* **Problem to work on**
Copy the listing below in full and skip every picture.
START
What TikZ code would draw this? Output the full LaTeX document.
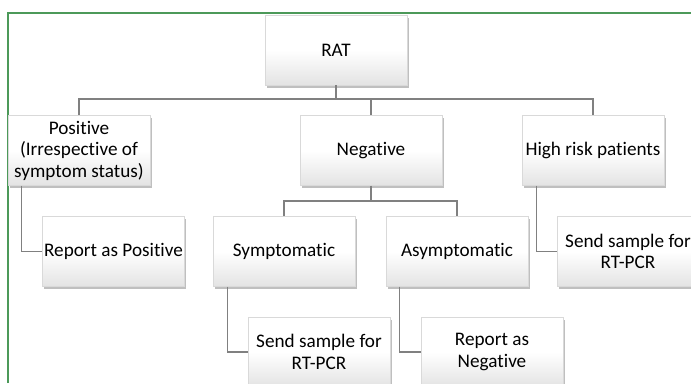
\documentclass[tikz,border=0pt]{standalone}
\usepackage{fontspec}
\setmainfont{Carlito}[Ligatures=CommonOff]
\usepackage{tikz}
\usetikzlibrary{shadows}

\definecolor{framegreen}{rgb}{0.30,0.60,0.35}
\definecolor{linkgray}{rgb}{0.50,0.50,0.50}

\begin{document}
\begin{tikzpicture}[x=1pt,y=-1pt,semithick,
                    font=\fontsize{19.2}{21.5}\selectfont]
  \tikzstyle{every node}=[align=center]
  \tikzstyle{box}=[draw=gray!30,thin,minimum width=142pt,minimum height=70pt,
                   inner sep=1pt,top color=white,bottom color=gray!22,middle color=white,
                   drop shadow={shadow xshift=1.5pt,shadow yshift=-2.5pt,opacity=0.5}]
  \tikzstyle{link}=[draw=linkgray,line width=1.1pt]

  \clip (0,0) rectangle (691,383);
  \fill[white] (0,0) rectangle (691,383);
  \draw[framegreen,line width=1.2pt] (8,383) -- (8,13) -- (700,13);

  \coordinate  (ratBus) at (336,99);
  \coordinate  (negBus) at (371,201);

  \node[box] (rat)      at (336,50)    {RAT};
  \node[box] (pos)      at (79,150.5)  {Positive\\(Irrespective of\\symptom status)};
  \node[box] (neg)      at (371,150.5) {Negative};
  \node[box] (high)     at (593,150.5) {High risk patients};
  \node[box] (repPos)   at (113.5,251.5) {Report as Positive};
  \node[box] (sym)      at (284,251.5) {Symptomatic};
  \node[box] (asym)     at (457,251.5) {Asymptomatic};
  \node[box] (sendHigh) at (628,251.5) {Send sample for\\RT-PCR};
  \node[box] (sendSym)  at (319,352)   {Send sample for\\RT-PCR};
  \node[box] (repNeg)   at (492,352)   {Report as\\Negative};

  \draw[link] (rat.south) -- (ratBus) -| (pos.north);
  \draw[link] (ratBus) -| (neg.north);
  \draw[link] (ratBus) -| (high.north);
  \draw[link] (neg.south) -- (negBus) -| (sym.north);
  \draw[link] (negBus) -| (asym.north);
  \draw[link] ([xshift=14pt]pos.south west)  |- (repPos.west);
  \draw[link] ([xshift=15pt]high.south west) |- (sendHigh.west);
  \draw[link] ([xshift=15pt]sym.south west)  |- (sendSym.west);
  \draw[link] ([xshift=14pt]asym.south west) |- (repNeg.west);

\end{tikzpicture}
\end{document}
END
* **The reply**
What TikZ code would draw this? Output the full LaTeX document.
\documentclass[tikz,border=0pt]{standalone}
\usepackage{fontspec}
\setmainfont{Carlito}[Ligatures=CommonOff]
\usepackage{tikz}
\usetikzlibrary{shadows}

\definecolor{framegreen}{rgb}{0.30,0.60,0.35}
\definecolor{linkgray}{rgb}{0.50,0.50,0.50}

\begin{document}
\begin{tikzpicture}[x=1pt,y=-1pt,semithick,
                    font=\fontsize{19.2}{21.5}\selectfont]
  \tikzstyle{every node}=[align=center]
  \tikzstyle{box}=[draw=gray!30,thin,minimum width=142pt,minimum height=70pt,
                   inner sep=1pt,top color=white,bottom color=gray!22,middle color=white,
                   drop shadow={shadow xshift=1.5pt,shadow yshift=-2.5pt,opacity=0.5}]
  \tikzstyle{link}=[draw=linkgray,line width=1.1pt]

  \clip (0,0) rectangle (691,383);
  \fill[white] (0,0) rectangle (691,383);
  \draw[framegreen,line width=1.2pt] (8,383) -- (8,13) -- (700,13);

  \coordinate  (ratBus) at (336,99);
  \coordinate  (negBus) at (371,201);

  \node[box] (rat)      at (336,50)    {RAT};
  \node[box] (pos)      at (79,150.5)  {Positive\\(Irrespective of\\symptom status)};
  \node[box] (neg)      at (371,150.5) {Negative};
  \node[box] (high)     at (593,150.5) {High risk patients};
  \node[box] (repPos)   at (113.5,251.5) {Report as Positive};
  \node[box] (sym)      at (284,251.5) {Symptomatic};
  \node[box] (asym)     at (457,251.5) {Asymptomatic};
  \node[box] (sendHigh) at (628,251.5) {Send sample for\\RT-PCR};
  \node[box] (sendSym)  at (319,352)   {Send sample for\\RT-PCR};
  \node[box] (repNeg)   at (492,352)   {Report as\\Negative};

  \draw[link] (rat.south) -- (ratBus) -| (pos.north);
  \draw[link] (ratBus) -| (neg.north);
  \draw[link] (ratBus) -| (high.north);
  \draw[link] (neg.south) -- (negBus) -| (sym.north);
  \draw[link] (negBus) -| (asym.north);
  \draw[link] ([xshift=14pt]pos.south west)  |- (repPos.west);
  \draw[link] ([xshift=15pt]high.south west) |- (sendHigh.west);
  \draw[link] ([xshift=15pt]sym.south west)  |- (sendSym.west);
  \draw[link] ([xshift=14pt]asym.south west) |- (repNeg.west);

\end{tikzpicture}
\end{document}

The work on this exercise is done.